Nos cambiamos de bote. Ahora estamos en una embarcación larga y angosta de madera, con un motor menos poderoso. El río es cada vez más angosto y difícil de navegar. El paisaje es alucinante. Selva muy tupida a lado y lado, con muchas variedades de verdes y amarillos. Y un silencio impecable, que sólo interrumpen los pájaros. No se ve un alma. No vemos más embarcaciones en el camino. Ni un solo pescador. Cuatro horas de completa soledad sobre un río caudaloso.
- Foto: César Andrés Rodríguez
Llegamos hacia las 5:00 pm. Nos reunimos con la comunidad. Falder les explica, en embera, por qué estamos ahí. Hablan los hombres, se lamentan de que muchas personas no hayan podido votar; explican que para la mayoría era imposible pagar por ese recorrido, cuando ni siquiera tienen asegurada la comida para los hijos (la desnutrición en muchos niños es evidente). Luego pide la palabra una mujer, Sutina Dumaza Lana, y hablando en embera cuenta que ella fue una de las pocas que votó. Lo hizo por el Sí, dice, porque ya no resiste más la guerra. Recuerda cómo muchas veces tuvieron que quedarse confinados en sus comunidades, aguantando hambre, porque grupos armados ilegales se tomaban su territorio.
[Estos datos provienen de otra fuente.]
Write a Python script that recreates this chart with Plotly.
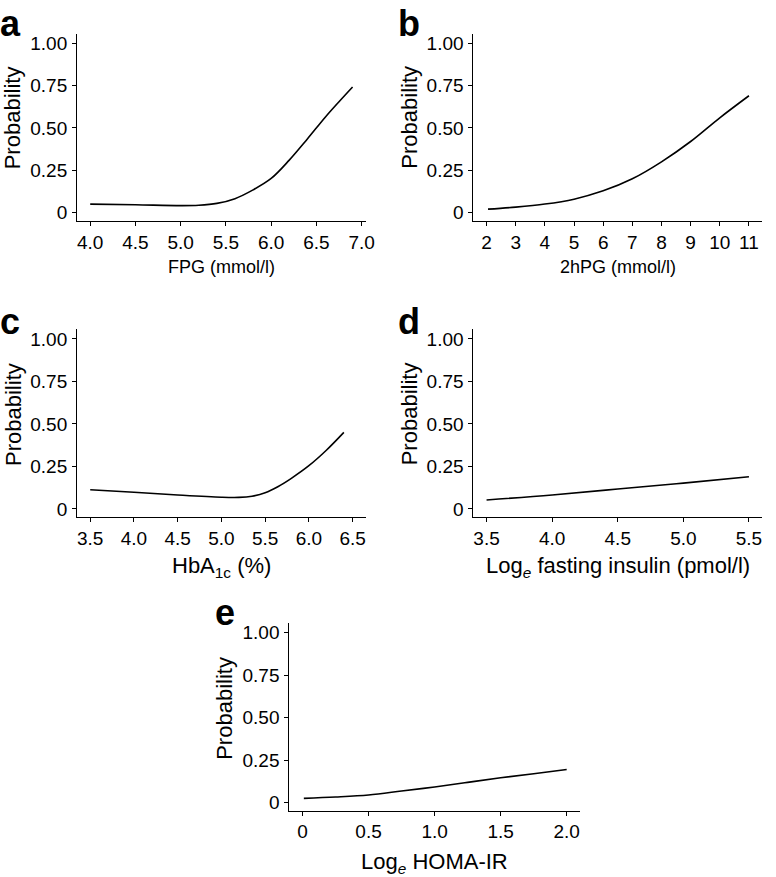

A las 6:00 de la tarde está totalmente oscuro. No hay electricidad ni agua ni señal de celular, en este poblado que habitan unos 350 indígenas. Alguien prepara una cena comunitaria con arroz, plátano y queso frito. Luego la gente se resguarda en sus casas de madera, también montadas en palafitos. Nosotros dormimos en una carpa. Al día siguiente, antes de que amanezca, lo primero que se escucha es el murmullo de una radio sintonizada en Caracol Radio. Esa es la única conexión de los indígenas de Mojaudó con el resto de Colombia, del planeta.
Muy temprano emprendemos el regreso a Quibdó. En las ocho horas de camino de regreso se me venían a la cabeza constantemente los rostros de ilusión de Leyner y Falder, cuando decían que ver a la gente marchando por la paz se convirtió en su motor. Pensaba en que para mí, y para muchos otros colombianos, había sido al revés. El motor para levantarnos de ese día gris fueron ellos: Bojayá (95% votó por el Sí), Toribio (84%), Caloto (72%), Miraflores (85%), Mitú (77%), La Macarena (73%)… Recordaba que cuando estuve en el mayor momento de desconsuelo y desesperanza, sentía que lo único que podía sacarnos del hoyo en el que estábamos era mirar y reconocer y entender a las víctimas que supieron perdonar y decir Sí.
Pensaba, además, en que a pesar de la lejanía estamos comunicados y conectados con el mismo anhelo de paz. En Bojayá nos están escuchando, es un hecho. Y nosotros a ellos.